▸ Stated goal
In this exercise, the entries below include pictures. Repeat exactly the lines from the line with "Write a Python" to the line with "81, 83, 85, 87, 89, 91, 93, 95, 97, 99, 100]", including both, but without the pictures.

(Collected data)
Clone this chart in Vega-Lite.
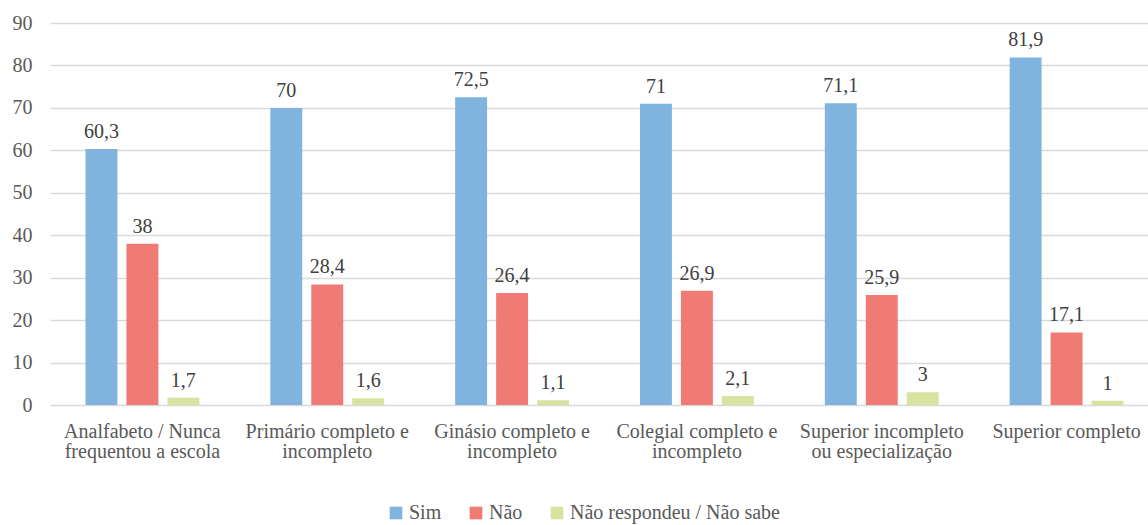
{
  "$schema": "https://vega.github.io/schema/vega-lite/v6.json",
  "width": 1109,
  "height": 382,
  "autosize": {"type": "none"},
  "padding": {"left": 50, "top": 23, "right": 0, "bottom": 120},
  "config": {
    "view": {"stroke": null},
    "font": "Liberation Serif",
    "locale": {"number": {"decimal": ",", "thousands": ".", "grouping": [3], "currency": ["R$", ""]}}
  },
  "data": {
    "values": [
      {"escolaridade": "Analfabeto / Nunca\nfrequentou a escola", "resposta": "Sim", "valor": 60.3},
      {"escolaridade": "Analfabeto / Nunca\nfrequentou a escola", "resposta": "Não", "valor": 38},
      {"escolaridade": "Analfabeto / Nunca\nfrequentou a escola", "resposta": "Não respondeu / Não sabe", "valor": 1.7},
      {"escolaridade": "Primário completo e\nincompleto", "resposta": "Sim", "valor": 70},
      {"escolaridade": "Primário completo e\nincompleto", "resposta": "Não", "valor": 28.4},
      {"escolaridade": "Primário completo e\nincompleto", "resposta": "Não respondeu / Não sabe", "valor": 1.6},
      {"escolaridade": "Ginásio completo e\nincompleto", "resposta": "Sim", "valor": 72.5},
      {"escolaridade": "Ginásio completo e\nincompleto", "resposta": "Não", "valor": 26.4},
      {"escolaridade": "Ginásio completo e\nincompleto", "resposta": "Não respondeu / Não sabe", "valor": 1.1},
      {"escolaridade": "Colegial completo e\nincompleto", "resposta": "Sim", "valor": 71},
      {"escolaridade": "Colegial completo e\nincompleto", "resposta": "Não", "valor": 26.9},
      {"escolaridade": "Colegial completo e\nincompleto", "resposta": "Não respondeu / Não sabe", "valor": 2.1},
      {"escolaridade": "Superior incompleto\nou especialização", "resposta": "Sim", "valor": 71.1},
      {"escolaridade": "Superior incompleto\nou especialização", "resposta": "Não", "valor": 25.9},
      {"escolaridade": "Superior incompleto\nou especialização", "resposta": "Não respondeu / Não sabe", "valor": 3},
      {"escolaridade": "Superior completo", "resposta": "Sim", "valor": 81.9},
      {"escolaridade": "Superior completo", "resposta": "Não", "valor": 17.1},
      {"escolaridade": "Superior completo", "resposta": "Não respondeu / Não sabe", "valor": 1}
    ]
  },
  "encoding": {
    "x": {
      "field": "escolaridade",
      "type": "nominal",
      "sort": null,
      "scale": {"paddingInner": 0.384, "paddingOuter": 0.192},
      "axis": {
        "title": null,
        "labelAngle": 0,
        "ticks": false,
        "domain": false,
        "labelPadding": 16,
        "labelFont": "Liberation Serif",
        "labelFontSize": 20,
        "labelColor": "#595959",
        "labelLineHeight": 20,
        "labelBaseline": "top",
        "labelAlign": "center",
        "labelLimit": 300,
        "labelExpr": "split(datum.label, '\\n')"
      }
    },
    "xOffset": {
      "field": "resposta",
      "type": "nominal",
      "sort": ["Sim", "Não", "Não respondeu / Não sabe"],
      "scale": {"paddingInner": 0.22, "paddingOuter": 0}
    },
    "y": {
      "field": "valor",
      "type": "quantitative",
      "scale": {"domain": [0, 90], "nice": false},
      "axis": {
        "title": null,
        "values": [0, 10, 20, 30, 40, 50, 60, 70, 80, 90],
        "ticks": false,
        "domain": false,
        "labelPadding": 18,
        "labelFont": "Liberation Serif",
        "labelFontSize": 20,
        "labelColor": "#595959",
        "gridColor": "#D9D9D9",
        "gridWidth": 1.3
      }
    }
  },
  "layer": [
    {
      "mark": {"type": "bar"},
      "encoding": {
        "color": {
          "field": "resposta",
          "type": "nominal",
          "sort": ["Sim", "Não", "Não respondeu / Não sabe"],
          "scale": {
            "domain": ["Sim", "Não", "Não respondeu / Não sabe"],
            "range": ["#80B3DE", "#EF7B74", "#D8E3A0"]
          },
          "legend": {
            "title": null,
            "orient": "none",
            "direction": "horizontal",
            "legendX": 336,
            "legendY": 480,
            "symbolType": "square",
            "symbolSize": 160,
            "symbolStrokeWidth": 0,
            "labelFont": "Liberation Serif",
            "labelFontSize": 20,
            "labelColor": "#595959",
            "labelOffset": 3,
            "labelLimit": 400,
            "columnPadding": 24,
            "padding": 0
          }
        }
      }
    },
    {
      "mark": {"type": "text", "baseline": "alphabetic", "dy": -11, "font": "Liberation Serif", "fontSize": 20, "color": "#404040"},
      "encoding": {
        "text": {"field": "valor", "type": "quantitative", "format": ".1~f"}
      }
    }
  ]
}
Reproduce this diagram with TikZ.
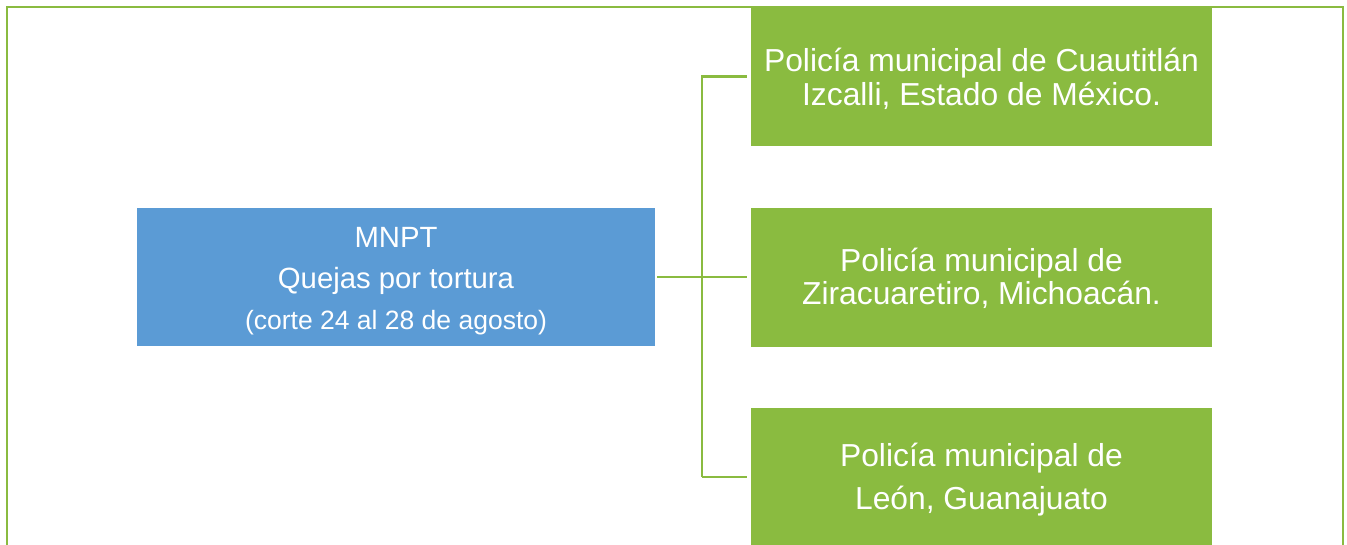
\documentclass[tikz,border=0pt]{standalone}
\usepackage{fontspec}
\setmainfont{Liberation Sans}
\definecolor{ogreen}{RGB}{138,187,64}
\definecolor{oblue}{RGB}{91,155,213}
\begin{document}
\begin{tikzpicture}[x=1pt,y=-1pt,
  gbox/.style={fill=ogreen,draw=none,minimum width=461pt,minimum height=139pt,inner sep=0pt},
  bbox/.style={fill=oblue,draw=none,minimum width=518pt,minimum height=138pt,inner sep=0pt},
  gtxt/.style={text=white,anchor=base,inner sep=0pt,font=\fontsize{31.8}{36}\selectfont},
  btxt/.style={text=white,anchor=base,inner sep=0pt,font=\fontsize{29.3}{34}\selectfont},
  stxt/.style={text=white,anchor=base,inner sep=0pt,font=\fontsize{26.5}{30}\selectfont},
  conn/.style={draw=ogreen,line width=2.8pt},
  frame/.style={draw=ogreen,line width=2pt}]
\useasboundingbox (0,0) rectangle (1347,544);
% frame
\draw[frame] (7,560) -- (7,6.5) -- (1342.5,6.5) -- (1342.5,560);
% boxes
\node[bbox] (blue) at (396,277) {};
\node[gbox] (g1) at (981.5,76.5) {};
\node[gbox] (g2) at (981.5,277) {};
\node[gbox] (g3) at (981.5,477) {};
% texts
\node[btxt] (t1) at (396,247) {MNPT};
\node[btxt] (t2) at (396,288) {Quejas por tortura};
\node[stxt] (t3) at (396,329) {(corte 24 al 28 de agosto)};
\node[gtxt] (a1) at (981.5,71) {Policía municipal de Cuautitlán};
\node[gtxt] (a2) at (981.5,105) {Izcalli, Estado de México.};
\node[gtxt] (b1) at (981.5,271) {Policía municipal de};
\node[gtxt] (b2) at (981.5,304) {Ziracuaretiro, Michoacán.};
\node[gtxt] (c1) at (981.5,466) {Policía municipal de};
\node[gtxt] (c2) at (981.5,509) {León, Guanajuato};
% connectors
\coordinate (jm) at (702,277);
\coordinate (jt) at (702,76.5);
\coordinate (jb) at (702,477);
\draw[conn,shorten <=2pt] (blue.east) -- (jm);
\draw[conn,shorten >=3.5pt] (jm) -- (g2.west);
\draw[conn,line width=2.4pt,shorten >=3.5pt] (jb) -- (jt) -- (g1.west);
\draw[conn,shorten >=3.5pt] (jb) -- (g3.west);
\end{tikzpicture}
\end{document}
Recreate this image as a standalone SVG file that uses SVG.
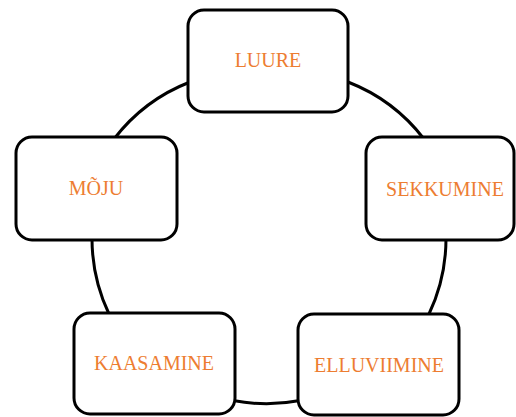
<svg xmlns="http://www.w3.org/2000/svg" width="516" height="417" viewBox="0 0 516 417">
<style>
.box{fill:#fff;stroke:#000;stroke-width:3}
.lbl{font-family:"Liberation Serif","Times New Roman",serif;font-size:20px;fill:#ED7D31;text-anchor:middle}
.arc{fill:none;stroke:#000;stroke-width:3}
</style>
<rect width="516" height="417" fill="#fff"/>
<g id="connectors">
<path class="arc" d="M114,139 A176,176 0 0 1 190,82"/>
<path class="arc" d="M348,82 A176,176 0 0 1 424,139"/>
<path class="arc" d="M446,238 A176,176 0 0 1 429,314"/>
<path class="arc" d="M300,400.5 A176,176 0 0 1 233,400.5"/>
<path class="arc" d="M109,314 A176,176 0 0 1 92,238"/>
</g>
<g id="luure"><rect class="box" x="188" y="10" width="160" height="102" rx="16"/><text class="lbl" x="268" y="67">LUURE</text></g>
<g id="sekkumine"><rect class="box" x="366" y="137" width="148" height="103" rx="16"/><text class="lbl" x="445" y="196">SEKKUMINE</text></g>
<g id="elluviimine"><rect class="box" x="298" y="314" width="161" height="101" rx="16"/><text class="lbl" x="379" y="372">ELLUVIIMINE</text></g>
<g id="kaasamine"><rect class="box" x="74" y="313" width="161" height="101" rx="16"/><text class="lbl" x="154" y="370">KAASAMINE</text></g>
<g id="moju"><rect class="box" x="16" y="137" width="161" height="103" rx="16"/><text class="lbl" x="96" y="195">MÕJU</text></g>
</svg>
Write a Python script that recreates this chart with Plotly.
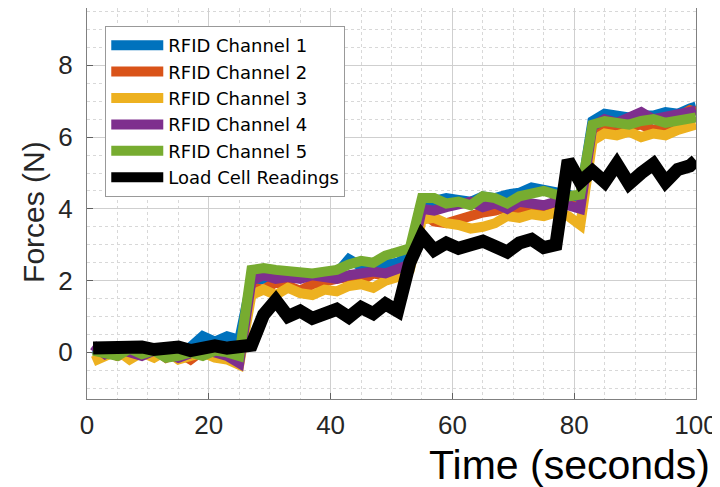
import plotly.graph_objects as go

# Time samples (seconds)
time_s = [1, 3, 5, 7, 9, 11, 13, 15, 17, 19, 21, 23, 25, 27, 29, 31, 33, 35, 37, 39,
          41, 43, 45, 47, 49, 51, 53, 55, 57, 59, 61, 63, 65, 67, 69, 71, 73, 75, 77, 79,
          81, 83, 85, 87, 89, 91, 93, 95, 97, 99, 100]

rfid_ch1 = [0.1, 0.0, 0.05, -0.1, 0.1, 0.0, 0.05, -0.05, 0.15, 0.45, 0.3, 0.45, 0.35,
            2.0, 2.05, 2.1, 2.0, 2.15, 2.1, 2.15, 2.2, 2.6, 2.4, 2.3, 2.45, 2.5, 2.7,
            4.15, 4.2, 4.3, 4.25, 4.2, 4.35, 4.3, 4.4, 4.45, 4.6, 4.55, 4.5, 4.4, 4.3,
            6.45, 6.65, 6.6, 6.55, 6.6, 6.6, 6.7, 6.65, 6.8, 6.85]
rfid_ch2 = [0.0, 0.05, -0.1, 0.0, -0.05, 0.1, -0.15, 0.0, -0.2, 0.05, 0.0, 0.1, -0.1,
            1.8, 1.75, 1.95, 1.85, 1.72, 1.9, 2.0, 2.05, 2.1, 2.0, 2.2, 2.15, 2.3, 2.4,
            3.9, 3.65, 3.6, 3.7, 3.85, 3.9, 3.95, 4.05, 4.0, 4.1, 4.05, 4.2, 4.15, 4.0,
            6.2, 6.3, 6.25, 6.3, 6.35, 6.2, 6.3, 6.55, 6.75, 6.7]
rfid_ch3 = [-0.25, -0.1, 0.05, -0.2, 0.0, -0.15, 0.05, -0.2, -0.1, 0.0, -0.15, -0.2, -0.35,
            1.6, 1.75, 1.6, 1.8, 1.65, 1.6, 1.75, 1.7, 1.85, 1.9, 1.8, 2.0, 2.1, 2.3,
            3.7, 3.75, 3.6, 3.55, 3.45, 3.5, 3.6, 3.8, 3.75, 3.85, 3.8, 3.9, 3.8, 3.55,
            5.9, 6.1, 6.05, 6.15, 6.0, 6.1, 6.05, 6.2, 6.3, 6.35]
rfid_ch4 = [0.2, -0.05, 0.1, 0.0, -0.1, 0.05, 0.0, -0.15, -0.05, 0.1, 0.0, -0.1, -0.3,
            2.0, 2.15, 2.05, 2.1, 2.05, 2.15, 2.1, 2.05, 2.15, 2.2, 2.25, 2.2, 2.3, 2.45,
            4.0, 3.95, 4.05, 4.1, 4.2, 4.05, 4.15, 4.0, 4.2, 4.15, 4.1, 4.2, 4.1, 4.0,
            6.3, 6.5, 6.4, 6.55, 6.7, 6.5, 6.55, 6.6, 6.7, 6.75]
rfid_ch5 = [0.05, 0.0, -0.1, 0.1, -0.05, 0.05, -0.15, -0.1, 0.0, -0.1, 0.05, 0.0, -0.1,
            2.3, 2.35, 2.3, 2.25, 2.25, 2.2, 2.25, 2.3, 2.45, 2.55, 2.5, 2.7, 2.8, 2.9,
            4.3, 4.3, 4.15, 4.2, 4.1, 4.35, 4.3, 4.15, 4.35, 4.45, 4.5, 4.4, 4.35, 4.4,
            6.35, 6.45, 6.4, 6.35, 6.45, 6.5, 6.4, 6.45, 6.5, 6.55]
load_cell = [0.12, 0.15, 0.1, 0.12, 0.15, 0.08, 0.12, 0.15, 0.05, 0.1, 0.18, 0.12, 0.18,
             0.2, 1.05, 1.45, 1.0, 1.15, 0.95, 1.05, 1.2, 0.98, 1.25, 1.08, 1.35, 1.15, 2.5,
             3.25, 2.85, 3.05, 2.9, 3.0, 3.1, 2.95, 2.8, 3.05, 3.15, 2.92, 3.0, 5.35, 4.75,
             5.05, 4.75, 5.25, 4.7, 5.0, 5.25, 4.75, 5.1, 5.2, 5.35]

series_names = ["RFID Channel 1", "RFID Channel 2", "RFID Channel 3",
                "RFID Channel 4", "RFID Channel 5", "Load Cell Readings"]
series_values = [rfid_ch1, rfid_ch2, rfid_ch3, rfid_ch4, rfid_ch5, load_cell]
series_colors = ["#0072BD", "#D95319", "#EDB120", "#7E2F8E", "#77AC30", "#000000"]
series_widths = [10, 10, 10, 10, 10, 13]

x_ticks = [0, 20, 40, 60, 80, 100]
y_ticks = [0, 2, 4, 6, 8]

FONT = "Liberation Sans, Arial, Helvetica, sans-serif"
LEGEND_FONT = "DejaVu Sans, Liberation Sans, Arial, sans-serif"

fig = go.Figure()
for name, vals, col, w in zip(series_names, series_values, series_colors, series_widths):
    fig.add_trace(go.Scatter(x=time_s, y=vals, mode="lines", name=name,
                             line=dict(color=col, width=w)))

axis_common = dict(
    showline=True, linecolor="#808080", linewidth=1, mirror=True,
    ticks="inside", ticklen=6, tickcolor="#606060",
    showgrid=True, gridcolor="#cfcfcf", gridwidth=1,
    zeroline=False, automargin=False,
    tickfont=dict(family=FONT, size=26, color="#262626"),
)

fig.update_xaxes(range=[0, 100], tickvals=x_ticks, ticklabelstandoff=3,
                 minor=dict(dtick=5, showgrid=True, griddash="dot", gridcolor="#d8d8d8"),
                 **axis_common)
fig.update_yaxes(range=[-1.3, 9.6], tickvals=y_ticks, ticklabelstandoff=8,
                 minor=dict(dtick=0.5, showgrid=True, griddash="dot", gridcolor="#d8d8d8"),
                 **axis_common)

fig.add_annotation(text="Time (seconds)", xref="paper", yref="paper",
                   x=1.026, y=-0.168, xanchor="right", yanchor="middle",
                   showarrow=False, font=dict(family=FONT, size=41, color="#000000"))
fig.add_annotation(text="Forces (N)", xref="paper", yref="paper",
                   x=-0.089, y=0.478, xanchor="center", yanchor="middle",
                   textangle=-90, showarrow=False,
                   font=dict(family=FONT, size=30, color="#262626"))

# The page body adds an 8px offset, so the figure is 8px smaller and margins shifted.
fig.update_layout(
    width=712, height=479,
    margin=dict(l=79, r=24, t=0, b=88, autoexpand=False),
    paper_bgcolor="white", plot_bgcolor="white",
    font=dict(family=FONT),
    showlegend=True,
    legend=dict(x=0.03, y=0.954, xanchor="left", yanchor="top",
                bgcolor="white", bordercolor="#999999", borderwidth=1,
                font=dict(family=LEGEND_FONT, size=18, color="#000000"),
                tracegroupgap=0, itemwidth=52),
)

fig.write_html("out.html")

▸ Full answer
Write a Python script that recreates this chart with Plotly.
import plotly.graph_objects as go

# Time samples (seconds)
time_s = [1, 3, 5, 7, 9, 11, 13, 15, 17, 19, 21, 23, 25, 27, 29, 31, 33, 35, 37, 39,
          41, 43, 45, 47, 49, 51, 53, 55, 57, 59, 61, 63, 65, 67, 69, 71, 73, 75, 77, 79,
          81, 83, 85, 87, 89, 91, 93, 95, 97, 99, 100]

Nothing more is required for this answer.